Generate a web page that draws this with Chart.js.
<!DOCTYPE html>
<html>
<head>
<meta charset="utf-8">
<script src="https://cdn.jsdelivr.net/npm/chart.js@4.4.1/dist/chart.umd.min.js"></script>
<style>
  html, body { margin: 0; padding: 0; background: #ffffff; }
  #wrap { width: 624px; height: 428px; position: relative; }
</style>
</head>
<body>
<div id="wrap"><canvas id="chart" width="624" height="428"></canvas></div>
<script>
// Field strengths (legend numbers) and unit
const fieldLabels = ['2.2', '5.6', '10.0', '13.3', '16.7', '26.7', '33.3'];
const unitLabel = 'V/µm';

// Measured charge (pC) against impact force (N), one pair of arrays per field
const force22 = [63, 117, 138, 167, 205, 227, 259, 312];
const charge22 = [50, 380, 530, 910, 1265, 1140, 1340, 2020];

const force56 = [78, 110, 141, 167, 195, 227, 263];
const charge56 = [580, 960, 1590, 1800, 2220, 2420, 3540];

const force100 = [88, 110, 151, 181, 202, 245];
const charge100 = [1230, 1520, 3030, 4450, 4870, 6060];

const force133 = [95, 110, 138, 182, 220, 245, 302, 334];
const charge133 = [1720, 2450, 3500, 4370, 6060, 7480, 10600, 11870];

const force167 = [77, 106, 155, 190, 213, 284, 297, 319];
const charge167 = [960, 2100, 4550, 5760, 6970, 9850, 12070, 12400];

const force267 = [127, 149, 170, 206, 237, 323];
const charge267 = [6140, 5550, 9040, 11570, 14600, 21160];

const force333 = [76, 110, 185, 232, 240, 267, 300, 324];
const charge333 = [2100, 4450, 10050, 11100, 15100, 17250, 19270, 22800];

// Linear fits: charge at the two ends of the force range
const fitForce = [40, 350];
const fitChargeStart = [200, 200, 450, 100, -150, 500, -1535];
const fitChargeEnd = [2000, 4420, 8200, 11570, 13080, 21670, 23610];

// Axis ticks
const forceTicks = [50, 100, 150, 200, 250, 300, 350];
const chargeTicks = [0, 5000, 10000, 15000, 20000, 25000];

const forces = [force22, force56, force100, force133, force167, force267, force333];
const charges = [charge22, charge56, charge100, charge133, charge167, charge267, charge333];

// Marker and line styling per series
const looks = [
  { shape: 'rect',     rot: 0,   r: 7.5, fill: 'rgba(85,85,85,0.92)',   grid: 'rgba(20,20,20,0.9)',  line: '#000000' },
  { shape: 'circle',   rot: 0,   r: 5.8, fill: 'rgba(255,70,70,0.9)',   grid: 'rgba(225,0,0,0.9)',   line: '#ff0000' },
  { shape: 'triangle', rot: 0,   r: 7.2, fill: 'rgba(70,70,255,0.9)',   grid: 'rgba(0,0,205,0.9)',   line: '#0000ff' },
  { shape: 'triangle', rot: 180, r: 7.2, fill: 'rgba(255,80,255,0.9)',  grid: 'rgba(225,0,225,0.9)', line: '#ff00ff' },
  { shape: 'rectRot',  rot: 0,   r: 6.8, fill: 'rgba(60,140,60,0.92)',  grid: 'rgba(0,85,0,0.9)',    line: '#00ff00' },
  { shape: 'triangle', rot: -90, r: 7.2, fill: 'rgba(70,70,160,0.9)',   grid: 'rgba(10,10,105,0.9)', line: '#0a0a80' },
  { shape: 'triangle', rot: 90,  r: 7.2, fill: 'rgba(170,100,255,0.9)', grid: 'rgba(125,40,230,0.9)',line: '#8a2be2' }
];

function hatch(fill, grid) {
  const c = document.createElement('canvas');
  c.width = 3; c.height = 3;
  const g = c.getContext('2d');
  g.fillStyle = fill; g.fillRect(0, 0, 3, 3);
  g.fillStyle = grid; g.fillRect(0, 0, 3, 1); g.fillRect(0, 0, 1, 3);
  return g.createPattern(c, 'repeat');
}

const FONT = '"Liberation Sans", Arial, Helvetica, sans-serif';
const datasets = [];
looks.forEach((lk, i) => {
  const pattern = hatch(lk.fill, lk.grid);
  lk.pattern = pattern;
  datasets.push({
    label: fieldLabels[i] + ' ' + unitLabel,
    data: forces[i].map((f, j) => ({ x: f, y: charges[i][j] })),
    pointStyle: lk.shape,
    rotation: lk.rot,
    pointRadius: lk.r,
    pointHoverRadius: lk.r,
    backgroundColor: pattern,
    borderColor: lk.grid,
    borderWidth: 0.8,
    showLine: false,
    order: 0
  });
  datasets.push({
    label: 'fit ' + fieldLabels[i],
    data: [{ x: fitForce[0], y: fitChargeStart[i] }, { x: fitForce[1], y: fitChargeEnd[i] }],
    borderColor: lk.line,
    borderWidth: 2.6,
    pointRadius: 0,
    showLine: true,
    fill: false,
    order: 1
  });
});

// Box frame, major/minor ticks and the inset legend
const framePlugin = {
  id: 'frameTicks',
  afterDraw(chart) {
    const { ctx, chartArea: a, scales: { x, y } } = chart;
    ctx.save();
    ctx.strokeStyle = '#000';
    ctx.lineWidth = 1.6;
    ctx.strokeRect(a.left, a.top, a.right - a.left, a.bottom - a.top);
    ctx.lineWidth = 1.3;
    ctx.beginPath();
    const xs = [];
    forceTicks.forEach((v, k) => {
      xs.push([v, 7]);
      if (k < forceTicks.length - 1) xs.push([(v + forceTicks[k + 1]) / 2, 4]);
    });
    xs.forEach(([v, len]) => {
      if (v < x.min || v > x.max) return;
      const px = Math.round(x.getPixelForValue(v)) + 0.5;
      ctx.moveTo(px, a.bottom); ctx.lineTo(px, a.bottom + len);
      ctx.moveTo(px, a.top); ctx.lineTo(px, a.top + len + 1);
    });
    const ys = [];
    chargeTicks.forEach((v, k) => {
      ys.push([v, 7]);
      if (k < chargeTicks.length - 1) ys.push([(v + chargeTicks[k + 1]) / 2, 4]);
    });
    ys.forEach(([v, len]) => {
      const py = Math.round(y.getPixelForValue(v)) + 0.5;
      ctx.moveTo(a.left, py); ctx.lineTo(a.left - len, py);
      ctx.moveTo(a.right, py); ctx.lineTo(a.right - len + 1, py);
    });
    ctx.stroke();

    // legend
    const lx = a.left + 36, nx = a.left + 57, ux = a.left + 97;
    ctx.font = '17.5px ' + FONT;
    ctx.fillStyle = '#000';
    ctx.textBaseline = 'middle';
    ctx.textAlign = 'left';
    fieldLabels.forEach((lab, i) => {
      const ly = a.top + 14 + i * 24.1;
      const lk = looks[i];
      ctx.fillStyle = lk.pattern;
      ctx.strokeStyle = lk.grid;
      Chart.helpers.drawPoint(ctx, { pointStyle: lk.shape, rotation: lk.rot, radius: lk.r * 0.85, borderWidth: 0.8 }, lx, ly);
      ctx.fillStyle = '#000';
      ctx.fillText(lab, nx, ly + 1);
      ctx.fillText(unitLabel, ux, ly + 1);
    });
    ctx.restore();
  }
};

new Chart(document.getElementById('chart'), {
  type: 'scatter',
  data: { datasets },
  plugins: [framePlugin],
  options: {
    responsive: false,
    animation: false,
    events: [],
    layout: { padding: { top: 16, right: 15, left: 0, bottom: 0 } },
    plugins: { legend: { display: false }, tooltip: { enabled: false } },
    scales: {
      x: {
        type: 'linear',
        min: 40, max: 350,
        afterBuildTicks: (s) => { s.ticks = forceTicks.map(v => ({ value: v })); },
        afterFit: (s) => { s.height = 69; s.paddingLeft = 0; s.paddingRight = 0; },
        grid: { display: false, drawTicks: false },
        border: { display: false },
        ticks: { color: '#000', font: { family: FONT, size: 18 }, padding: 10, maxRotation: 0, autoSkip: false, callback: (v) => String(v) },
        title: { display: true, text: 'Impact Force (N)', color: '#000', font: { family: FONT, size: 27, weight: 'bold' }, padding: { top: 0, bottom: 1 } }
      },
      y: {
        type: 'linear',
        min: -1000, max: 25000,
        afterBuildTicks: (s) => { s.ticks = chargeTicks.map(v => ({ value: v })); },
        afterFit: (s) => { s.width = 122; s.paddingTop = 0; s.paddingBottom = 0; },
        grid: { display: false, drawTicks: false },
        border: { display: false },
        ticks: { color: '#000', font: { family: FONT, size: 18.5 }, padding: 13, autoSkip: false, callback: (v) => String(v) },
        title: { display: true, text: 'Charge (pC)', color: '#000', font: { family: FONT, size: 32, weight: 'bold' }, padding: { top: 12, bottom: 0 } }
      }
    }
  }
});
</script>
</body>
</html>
★ ★ ★ ★ ★
- TASK DIRECTIONS -
Starting at the top of the data above, repeat every line exactly until the line containing "9850, 12070, 12400];" has been given, then stop.

- EXERCISE RESPONSE -
Generate a web page that draws this with Chart.js.
<!DOCTYPE html>
<html>
<head>
<meta charset="utf-8">
<script src="https://cdn.jsdelivr.net/npm/chart.js@4.4.1/dist/chart.umd.min.js"></script>
<style>
  html, body { margin: 0; padding: 0; background: #ffffff; }
  #wrap { width: 624px; height: 428px; position: relative; }
</style>
</head>
<body>
<div id="wrap"><canvas id="chart" width="624" height="428"></canvas></div>
<script>
// Field strengths (legend numbers) and unit
const fieldLabels = ['2.2', '5.6', '10.0', '13.3', '16.7', '26.7', '33.3'];
const unitLabel = 'V/µm';

// Measured charge (pC) against impact force (N), one pair of arrays per field
const force22 = [63, 117, 138, 167, 205, 227, 259, 312];
const charge22 = [50, 380, 530, 910, 1265, 1140, 1340, 2020];

const force56 = [78, 110, 141, 167, 195, 227, 263];
const charge56 = [580, 960, 1590, 1800, 2220, 2420, 3540];

const force100 = [88, 110, 151, 181, 202, 245];
const charge100 = [1230, 1520, 3030, 4450, 4870, 6060];

const force133 = [95, 110, 138, 182, 220, 245, 302, 334];
const charge133 = [1720, 2450, 3500, 4370, 6060, 7480, 10600, 11870];

const force167 = [77, 106, 155, 190, 213, 284, 297, 319];
const charge167 = [960, 2100, 4550, 5760, 6970, 9850, 12070, 12400];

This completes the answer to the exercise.